=== SUPPLIED DATA ===

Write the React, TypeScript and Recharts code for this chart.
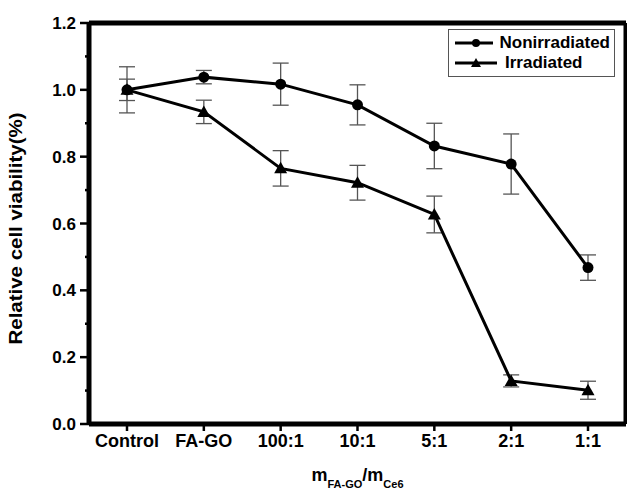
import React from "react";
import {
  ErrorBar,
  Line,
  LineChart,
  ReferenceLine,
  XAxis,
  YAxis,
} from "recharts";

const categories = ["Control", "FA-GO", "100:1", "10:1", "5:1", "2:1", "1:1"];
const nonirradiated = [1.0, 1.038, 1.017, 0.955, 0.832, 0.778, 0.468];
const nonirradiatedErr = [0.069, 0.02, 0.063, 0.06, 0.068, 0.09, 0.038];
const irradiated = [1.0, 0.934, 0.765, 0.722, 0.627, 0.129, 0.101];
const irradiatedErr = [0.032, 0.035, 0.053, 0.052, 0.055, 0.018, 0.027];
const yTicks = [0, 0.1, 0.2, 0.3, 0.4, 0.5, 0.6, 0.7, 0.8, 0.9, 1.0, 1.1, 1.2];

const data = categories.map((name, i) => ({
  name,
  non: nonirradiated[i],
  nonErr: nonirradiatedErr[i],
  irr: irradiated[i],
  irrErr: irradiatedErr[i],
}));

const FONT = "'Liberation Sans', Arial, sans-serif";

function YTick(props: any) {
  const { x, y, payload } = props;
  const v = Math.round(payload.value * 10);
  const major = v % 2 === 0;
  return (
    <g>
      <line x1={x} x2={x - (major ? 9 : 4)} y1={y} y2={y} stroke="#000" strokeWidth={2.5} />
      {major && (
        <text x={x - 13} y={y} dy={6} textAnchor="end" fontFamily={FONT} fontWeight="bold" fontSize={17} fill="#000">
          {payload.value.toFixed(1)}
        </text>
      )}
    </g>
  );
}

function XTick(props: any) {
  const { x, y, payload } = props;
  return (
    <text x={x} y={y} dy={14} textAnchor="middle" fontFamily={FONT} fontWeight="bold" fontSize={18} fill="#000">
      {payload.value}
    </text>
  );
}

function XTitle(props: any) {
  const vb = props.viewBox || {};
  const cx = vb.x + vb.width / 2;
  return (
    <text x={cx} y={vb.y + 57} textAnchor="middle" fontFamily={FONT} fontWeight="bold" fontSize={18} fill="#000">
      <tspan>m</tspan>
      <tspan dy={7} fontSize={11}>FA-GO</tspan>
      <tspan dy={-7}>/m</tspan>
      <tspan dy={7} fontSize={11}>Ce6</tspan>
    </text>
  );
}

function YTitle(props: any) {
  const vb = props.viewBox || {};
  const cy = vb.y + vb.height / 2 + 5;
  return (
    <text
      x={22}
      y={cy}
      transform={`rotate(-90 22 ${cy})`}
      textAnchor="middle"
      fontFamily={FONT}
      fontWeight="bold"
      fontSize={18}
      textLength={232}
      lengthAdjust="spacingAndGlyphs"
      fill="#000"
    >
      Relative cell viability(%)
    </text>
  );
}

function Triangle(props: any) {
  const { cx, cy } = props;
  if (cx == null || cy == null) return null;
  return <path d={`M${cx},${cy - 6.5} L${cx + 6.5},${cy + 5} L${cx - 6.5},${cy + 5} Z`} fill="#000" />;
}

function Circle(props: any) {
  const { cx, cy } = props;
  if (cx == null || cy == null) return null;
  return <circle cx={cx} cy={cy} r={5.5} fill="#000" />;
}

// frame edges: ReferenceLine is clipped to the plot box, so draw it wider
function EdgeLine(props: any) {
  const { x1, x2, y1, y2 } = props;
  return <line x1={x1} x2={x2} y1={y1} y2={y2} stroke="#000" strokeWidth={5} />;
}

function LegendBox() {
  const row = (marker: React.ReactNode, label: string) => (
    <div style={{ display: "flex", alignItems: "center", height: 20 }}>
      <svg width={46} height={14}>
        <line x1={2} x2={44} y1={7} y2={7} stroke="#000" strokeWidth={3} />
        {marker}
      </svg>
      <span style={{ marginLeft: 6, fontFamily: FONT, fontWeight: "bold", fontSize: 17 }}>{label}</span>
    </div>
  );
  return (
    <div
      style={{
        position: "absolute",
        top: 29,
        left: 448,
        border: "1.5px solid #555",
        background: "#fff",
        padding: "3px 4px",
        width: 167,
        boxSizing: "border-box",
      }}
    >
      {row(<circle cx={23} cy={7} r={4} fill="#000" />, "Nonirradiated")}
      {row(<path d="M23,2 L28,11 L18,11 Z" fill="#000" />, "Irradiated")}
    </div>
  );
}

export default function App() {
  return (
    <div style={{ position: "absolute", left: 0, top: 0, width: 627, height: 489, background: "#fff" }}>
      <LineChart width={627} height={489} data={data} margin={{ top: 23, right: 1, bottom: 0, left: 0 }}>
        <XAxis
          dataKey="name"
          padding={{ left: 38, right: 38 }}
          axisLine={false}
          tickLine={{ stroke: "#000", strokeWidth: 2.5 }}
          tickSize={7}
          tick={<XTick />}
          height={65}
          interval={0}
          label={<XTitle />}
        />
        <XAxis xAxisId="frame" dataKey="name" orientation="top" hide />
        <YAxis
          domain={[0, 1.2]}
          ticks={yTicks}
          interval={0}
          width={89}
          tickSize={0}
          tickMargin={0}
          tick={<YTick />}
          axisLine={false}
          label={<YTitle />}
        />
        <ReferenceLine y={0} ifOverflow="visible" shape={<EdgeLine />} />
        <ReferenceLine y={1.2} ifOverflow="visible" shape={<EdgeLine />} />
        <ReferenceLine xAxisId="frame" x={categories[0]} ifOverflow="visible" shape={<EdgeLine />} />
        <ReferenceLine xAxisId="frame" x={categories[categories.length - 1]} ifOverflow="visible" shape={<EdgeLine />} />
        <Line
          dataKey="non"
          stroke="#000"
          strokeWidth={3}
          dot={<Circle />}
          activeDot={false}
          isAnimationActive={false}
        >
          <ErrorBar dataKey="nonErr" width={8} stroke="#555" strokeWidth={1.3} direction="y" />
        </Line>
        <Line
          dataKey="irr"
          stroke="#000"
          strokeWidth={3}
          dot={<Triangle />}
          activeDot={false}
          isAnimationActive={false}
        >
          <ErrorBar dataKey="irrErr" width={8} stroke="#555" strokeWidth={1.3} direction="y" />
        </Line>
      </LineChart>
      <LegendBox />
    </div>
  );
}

===

Exactly as written, please give again the lines from the beginning of the listing through the line containing "1.0, 1.1, 1.2];", inclusive, without any pictures.

Write the React, TypeScript and Recharts code for this chart.
import React from "react";
import {
  ErrorBar,
  Line,
  LineChart,
  ReferenceLine,
  XAxis,
  YAxis,
} from "recharts";

const categories = ["Control", "FA-GO", "100:1", "10:1", "5:1", "2:1", "1:1"];
const nonirradiated = [1.0, 1.038, 1.017, 0.955, 0.832, 0.778, 0.468];
const nonirradiatedErr = [0.069, 0.02, 0.063, 0.06, 0.068, 0.09, 0.038];
const irradiated = [1.0, 0.934, 0.765, 0.722, 0.627, 0.129, 0.101];
const irradiatedErr = [0.032, 0.035, 0.053, 0.052, 0.055, 0.018, 0.027];
const yTicks = [0, 0.1, 0.2, 0.3, 0.4, 0.5, 0.6, 0.7, 0.8, 0.9, 1.0, 1.1, 1.2];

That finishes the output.